Directions for this task
Everything from the first line down to the line containing "import * as echarts from 'echarts';" is to be retyped exactly, both ends included, with pictures left out.

— START Provided material —

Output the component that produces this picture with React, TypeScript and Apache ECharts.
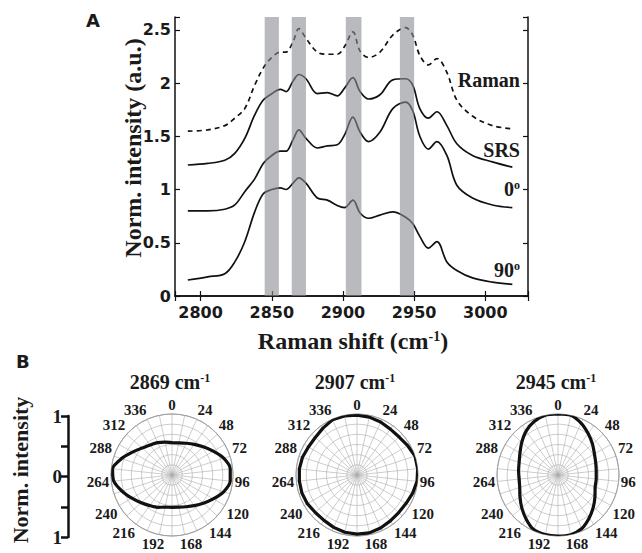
import React, { useEffect, useRef } from 'react';
import * as echarts from 'echarts';

const SERIF = "'Liberation Serif', 'Times New Roman', serif";
const SANS = "'DejaVu Sans', sans-serif";

// Raman shift sample positions (cm-1)
const ramanShift = [2791, 2805, 2817, 2824, 2831, 2838, 2844, 2850, 2856, 2860, 2865, 2869, 2874, 2882, 2889, 2896, 2901, 2907, 2912, 2918, 2926, 2935, 2944, 2949, 2954, 2960, 2966, 2973, 2980, 2991, 3005, 3019];
const ramanVals = [1.548, 1.56, 1.6, 1.67, 1.76, 1.98, 2.14, 2.24, 2.29, 2.29, 2.39, 2.51, 2.42, 2.29, 2.27, 2.27, 2.34, 2.48, 2.3, 2.24, 2.29, 2.45, 2.52, 2.45, 2.26, 2.17, 2.23, 2.1, 1.84, 1.69, 1.6, 1.57];
const srsVals = [1.23, 1.245, 1.275, 1.34, 1.48, 1.7, 1.84, 1.9, 1.94, 1.92, 2.02, 2.08, 2.04, 1.9, 1.91, 1.88, 1.95, 2.05, 1.92, 1.85, 1.89, 2.03, 2.04, 1.98, 1.76, 1.67, 1.73, 1.6, 1.43, 1.32, 1.26, 1.21];
const deg0Vals = [0.8, 0.8, 0.815, 0.855, 0.98, 1.1, 1.245, 1.32, 1.36, 1.36, 1.47, 1.56, 1.48, 1.39, 1.41, 1.42, 1.51, 1.68, 1.54, 1.45, 1.54, 1.76, 1.82, 1.74, 1.5, 1.38, 1.45, 1.32, 1.04, 0.92, 0.855, 0.83];
const deg90Vals = [0.15, 0.18, 0.21, 0.32, 0.51, 0.79, 0.96, 1.0, 1.015, 1.0, 1.06, 1.11, 1.06, 0.92, 0.9, 0.85, 0.83, 0.9, 0.78, 0.73, 0.76, 0.79, 0.74, 0.68, 0.56, 0.45, 0.51, 0.32, 0.24, 0.17, 0.13, 0.11];

// highlighted bands (cm-1)
const bandRanges = [[2845, 2855], [2864, 2874], [2902, 2913], [2940, 2950]];

// polarization angles (deg) and normalized intensities
const polarAngles = [0, 12, 24, 36, 48, 60, 72, 84, 96, 108, 120, 132, 144, 156, 168, 180, 192, 204, 216, 228, 240, 252, 264, 276, 288, 300, 312, 324, 336, 348];
const r2869 = [0.53, 0.54, 0.57, 0.62, 0.69, 0.78, 0.89, 0.96, 0.96, 0.89, 0.78, 0.69, 0.62, 0.57, 0.54, 0.53, 0.54, 0.58, 0.62, 0.68, 0.76, 0.86, 0.96, 0.98, 0.87, 0.75, 0.66, 0.61, 0.58, 0.55];
const r2907 = [0.98, 0.97, 0.95, 0.93, 0.93, 0.96, 1.0, 1.0, 0.99, 0.96, 0.93, 0.92, 0.93, 0.95, 0.97, 0.97, 0.96, 0.94, 0.92, 0.92, 0.94, 0.95, 0.95, 0.95, 0.94, 0.92, 0.92, 0.95, 0.99, 0.99];
const r2945 = [1.0, 1.0, 0.93, 0.84, 0.76, 0.69, 0.65, 0.63, 0.63, 0.64, 0.7, 0.78, 0.87, 0.96, 1.0, 1.0, 1.0, 0.98, 0.89, 0.8, 0.72, 0.66, 0.64, 0.65, 0.67, 0.72, 0.8, 0.89, 0.96, 1.0];
const polarTitles = ['2869', '2907', '2945'];

const seriesLabels = [
  { text: 'Raman', y: 80 },
  { text: 'SRS', y: 150 },
  { text: '0{sup|o}', y: 189 },
  { text: '90{sup|o}', y: 270 },
];

export default function App() {
  const ref = useRef<HTMLDivElement>(null);
  useEffect(() => {
    const chart = echarts.init(ref.current!, null, { renderer: 'svg' });
    const pair = (vals: number[]) => ramanShift.map((x, i) => [x, vals[i]]);
    const polarPair = (vals: number[]) => {
      const d = polarAngles.map((a, i) => [vals[i], a]);
      d.push([vals[0], 360]);
      return d;
    };
    const lineBase = (name: string, vals: number[], dashed = false) => ({
      name,
      type: 'line',
      xAxisIndex: 0,
      yAxisIndex: 0,
      data: pair(vals),
      showSymbol: false,
      smooth: 0.35,
      lineStyle: { color: '#111', width: 1.7, type: dashed ? [5, 4] : 'solid' },
      z: 2,
    });
    const supRich = {
      sup: { fontSize: 12, fontFamily: SERIF, fontWeight: 'bold', verticalAlign: 'top', color: '#1a1a1a' },
    };
    const frameLine = { show: true, lineStyle: { color: '#111', width: 1.5 } };
    const axisLabelSans = { fontFamily: SANS, fontWeight: 'bold', fontSize: 16, color: '#1a1a1a' };
    const polarCenters = [[172, 475], [357, 475], [558, 475]];
    const angLabelFont = { fontFamily: SERIF, fontWeight: 'bold', fontSize: 15, color: '#1a1a1a' };

    const option: any = {
      animation: false,
      grid: [
        { left: 175, right: 114, top: 17, bottom: 257, containLabel: false },
        { left: 68, top: 416, width: 1, height: 121, containLabel: false },
      ],
      xAxis: [
        {
          gridIndex: 0, type: 'value', min: 2782, max: 3030, position: 'bottom',
          axisLine: frameLine, axisTick: { inside: true, length: 5, lineStyle: { color: '#111', width: 1.2 } },
          axisLabel: { ...axisLabelSans, margin: 8, formatter: (v: number) => (v % 50 === 0 ? String(v) : '') },
          splitLine: { show: false },
        },
        {
          gridIndex: 0, type: 'value', min: 2782, max: 3030, position: 'top',
          axisLine: frameLine, axisTick: { inside: true, length: 5, lineStyle: { color: '#111', width: 1.2 } },
          axisLabel: { show: false }, splitLine: { show: false },
        },
        { gridIndex: 1, type: 'value', show: false, min: 0, max: 1 },
      ],
      yAxis: [
        {
          gridIndex: 0, type: 'value', min: 0, max: 2.62, position: 'left',
          axisLine: frameLine, axisTick: { inside: true, length: 5, lineStyle: { color: '#111', width: 1.2 } },
          axisLabel: { ...axisLabelSans, margin: 4, formatter: (v: number) => (Math.abs(v * 2 - Math.round(v * 2)) < 1e-6 ? String(v) : '') },
          splitLine: { show: false },
        },
        {
          gridIndex: 0, type: 'value', min: 0, max: 2.62, position: 'right',
          axisLine: frameLine, axisTick: { inside: true, length: 5, lineStyle: { color: '#111', width: 1.2 } },
          axisLabel: { show: false }, splitLine: { show: false },
        },
        {
          gridIndex: 1, type: 'value', min: -1, max: 1, interval: 0.5, position: 'left',
          axisLine: { show: true, lineStyle: { color: '#111', width: 2.5 } },
          axisTick: { show: true, inside: false, length: 7, lineStyle: { color: '#111', width: 2.5 } },
          axisLabel: {
            fontFamily: SERIF, fontWeight: 'bold', fontSize: 19, color: '#1a1a1a', margin: 6,
            formatter: (v: number) => (v === 0 ? '0' : Math.abs(v) === 1 ? '1' : ''),
          },
          splitLine: { show: false },
        },
      ],
      polar: polarCenters.map((c) => ({ center: c, radius: 61 })),
      angleAxis: polarCenters.map((_, i) => ({
        polarIndex: i, type: 'value', min: 0, max: 360, interval: 12, startAngle: 90, clockwise: true,
        axisLine: { show: true, lineStyle: { color: '#9a9a9a', width: 0.8 } },
        axisTick: { show: false },
        axisLabel: {
          ...angLabelFont, margin: 2,
          formatter: (v: number) => {
            if (!(v % 24 === 0 && v < 360)) return '';
            if (v === 192) return `{l|${v}}`;
            if (v === 168) return `{r|${v}}`;
            return String(v);
          },
          rich: {
            l: { ...angLabelFont, padding: [0, 12, 0, 0] },
            r: { ...angLabelFont, padding: [0, 0, 0, 12] },
          },
        },
        splitLine: { show: true, lineStyle: { color: '#ababab', width: 0.6 } },
      })),
      radiusAxis: polarCenters.map((_, i) => ({
        polarIndex: i, type: 'value', min: 0, max: 1, interval: 1 / 6,
        axisLine: { show: false }, axisTick: { show: false }, axisLabel: { show: false },
        splitLine: { show: true, lineStyle: { color: '#ababab', width: 0.6 } },
      })),
      series: [
        lineBase('Raman', ramanVals, true),
        lineBase('SRS', srsVals),
        lineBase('0', deg0Vals),
        lineBase('90', deg90Vals),
        {
          type: 'custom', xAxisIndex: 0, yAxisIndex: 0, z: 10, silent: true,
          encode: { x: [0, 1] },
          data: bandRanges,
          renderItem: (params: any, api: any) => {
            const p0 = api.coord([api.value(0), 2.62]);
            const p1 = api.coord([api.value(1), 0]);
            return {
              type: 'rect',
              shape: { x: p0[0], y: p0[1], width: p1[0] - p0[0], height: p1[1] - p0[1] },
              style: { fill: 'rgba(138,140,147,0.6)' },
            };
          },
        },
        ...[r2869, r2907, r2945].map((vals, i) => ({
          type: 'line', coordinateSystem: 'polar', polarIndex: i,
          data: polarPair(vals), showSymbol: false, smooth: i === 1 ? 0 : 0.25,
          lineStyle: { color: '#111', width: 3.2 }, z: 5,
        })),
      ],
      graphic: [
        { type: 'text', left: 86, top: 11, style: { text: 'A', font: `bold 18px ${SANS}`, fill: '#1a1a1a' } },
        { type: 'text', left: 16, top: 352, style: { text: 'B', font: `bold 18px ${SANS}`, fill: '#1a1a1a' } },
        {
          type: 'text', x: 133, y: 148, rotation: Math.PI / 2,
          style: { text: 'Norm. intensity (a.u.)', font: `bold 24px ${SERIF}`, fill: '#1a1a1a', align: 'center', verticalAlign: 'middle' },
        },
        {
          type: 'text', x: 353, y: 341,
          style: {
            text: 'Raman shift (cm{sup|-1})', font: `bold 24px ${SERIF}`, fill: '#1a1a1a', align: 'center', verticalAlign: 'middle',
            rich: { sup: { fontSize: 14, fontFamily: SERIF, fontWeight: 'bold', verticalAlign: 'top', fill: '#1a1a1a' } },
          },
        },
        ...seriesLabels.map((l) => ({
          type: 'text', x: 520, y: l.y,
          style: {
            text: l.text, font: `bold 20px ${SERIF}`, fill: '#1a1a1a', align: 'right', verticalAlign: 'middle',
            rich: supRich,
          },
        })),
        ...polarTitles.map((t, i) => ({
          type: 'text', x: polarCenters[i][0] - 2, y: 382,
          style: {
            text: `${t} cm{sup|-1}`, font: `bold 20px ${SERIF}`, fill: '#1a1a1a', align: 'center', verticalAlign: 'middle',
            rich: { sup: { fontSize: 12, fontFamily: SERIF, fontWeight: 'bold', verticalAlign: 'top', fill: '#1a1a1a' } },
          },
        })),
        {
          type: 'text', x: 20, y: 470, rotation: Math.PI / 2,
          style: { text: 'Norm. intensity', font: `bold 22px ${SERIF}`, fill: '#1a1a1a', align: 'center', verticalAlign: 'middle' },
        },
      ],
    };
    chart.setOption(option);
    return () => chart.dispose();
  }, []);
  return <div ref={ref} style={{ position: 'fixed', left: 0, top: 0, width: 642, height: 553, background: '#fff' }} />;
}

— END Provided material —

Response below
Output the component that produces this picture with React, TypeScript and Apache ECharts.
import React, { useEffect, useRef } from 'react';
import * as echarts from 'echarts';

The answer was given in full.